Generating Multimodal Textures with a Soft Hydro-Pneumatic Haptic Ring
Ana Sanz Cozcolluela, Yasemin Vardar
TL;DR
The paper tackles rendering naturalistic, multimodal tactile textures in XR by introducing a soft silicone haptic ring that delivers independent pressure, thermal, and vibrotactile cues to the proximal phalanx. It combines pneumatic actuation for contact and vibration with a hydraulic path for temperature, paired with a data-driven, action-based rendering pipeline that maps exploratory actions to sensory cues using a SENS3-derived dataset and a semi-infinite heat-transfer model to compute display temperature $T_{display}$. The contributions include the first soft multimodal ring of its kind, a robust texture-rendering methodology, and a demonstration that participants can match virtual textures to real ones with up to $90\%$ accuracy, highlighting the critical role of multimodal cues, especially temperature.

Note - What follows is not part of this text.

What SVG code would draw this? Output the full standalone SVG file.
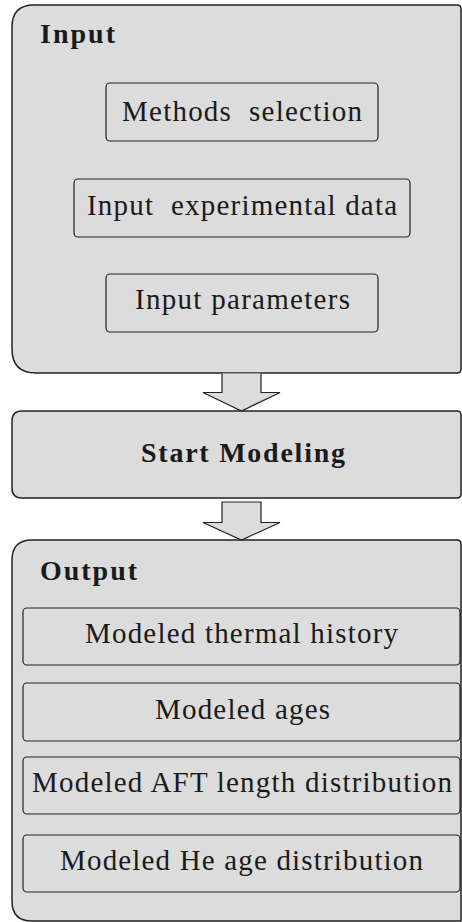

This work paves the way for immersive XR wearables that preserve natural hand movements while delivering rich tactile feedback, with practical implications for future MR/AR interactions and wearable haptics design, albeit with acknowledged limitations in wearability and cue fidelity that invite further hardware simplification and integration.
Abstract
The growing adoption of extended reality, XR, has driven demand for wearable technologies that can replicate natural tactile sensations and allow users to interact freely with their surroundings using bare fingers. However, most existing wearable haptic technologies that support such free interactions can deliver sensations across limited tactile modalities. Here, we introduce a soft haptic ring and a data-driven rendering methodology to generate multimodal texture sensations. The device integrates pneumatic and hydraulic actuation to simulate roughness, thermal, and softness cues on the proximal phalanx, enabling users to explore surroundings naturally with their fingertips. The rendering methodology dynamically modulates those cues based on the user's exploratory actions. We validated our approach by conducting a user study with fifteen participants, who matched six virtual textures generated by the ring to their real counterparts and rated their perceived sensations. Participants achieved up to ninety percent accuracy in texture matching. The adjective ratings confirmed that the ring delivers distinct, perceptually rich stimuli across all rendered sensations. These findings highlight the ring's potential for immersive XR applications, offering diverse tactile feedback without restricting physical interaction.